Atas dasar itu, Marwan Batubara berpandangan pemerintah tidak harus menerima dan menelan mentah-mentah rekomendasi TRTKM tersebut untuk dijadikan kebijakan. Terlebih, rekomendasi tersebut disinyalir berbau kepentingan asing, yakni pihak asing bisa menjual BBM secara ritel di Indonesia.

“Indonesia adalah pasar besar. Asing itu dari dulu terus berupaya, tapi terhambat dengan adanya BBM Premium bersubsidi. Kalau langsung rekomendasi begitu saja dituruti, banyak sekali kerugian yang akan kita alami. Secara nasional, ketahanan energi akan turun, dominasi BUMN akan turun, deviden dari Pertamina akan turun, lalu ketahanan energi kita akan bergantung pada asing,” ujarnya.

Marwan mensinyalir kebijakan ini demi mendukung kepentingan asing melalui anggota TRTKM yang pro asing. Bahkan, dia mendapatkan informasi dari anggota TRTKM lainnya, bahwa anggota tim itu yang getol dan berupaya keras menggolkan rekomendasi tersebut.

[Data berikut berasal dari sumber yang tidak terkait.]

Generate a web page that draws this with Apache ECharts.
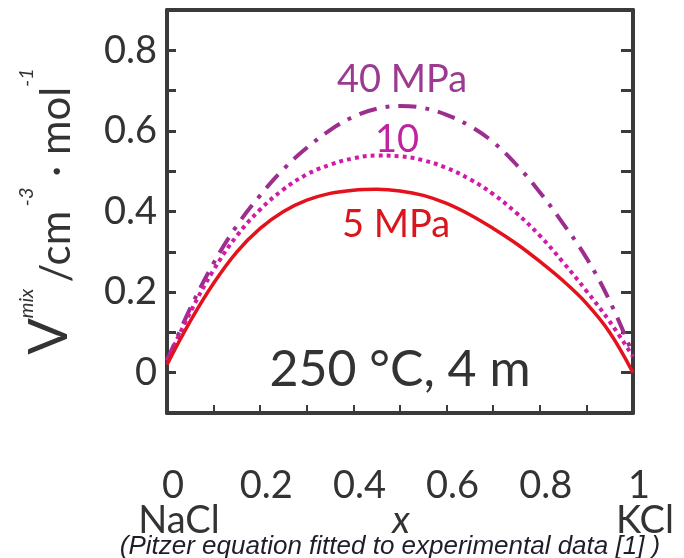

“Kita berharap Pak Faisal Basri konsisten, dia misalnya bersuara untuk kebaikan negara, maka dia harus bersihkan orang-orang yang ada di dalam tim dari kepentingan sempit,” tegasnya.

Sementara itu, Presiden Konfederasi Serikat Pekerta Migas Indonesia (KSPMI), Faisal Yusra, mengatakan penghapusan Premium RON 88 akan menghancurkan bisnis Pertamina dan menggelar karpet merah bagi perusahaan asing.

“Pesaing Pertamina yang ada saat ini hanya memilih atau mau jualan BBM hanya di kota-kota besar saja. Asing dan swasta nasional lebih memikirkan ‘untung’ dan nyaris tidak bersedia ‘berkorban’ buat kepentingan masyarakat dengan ‘jualan’ BBM di pelosok-pelosok terpencil di Tanah Air,” ujarnya.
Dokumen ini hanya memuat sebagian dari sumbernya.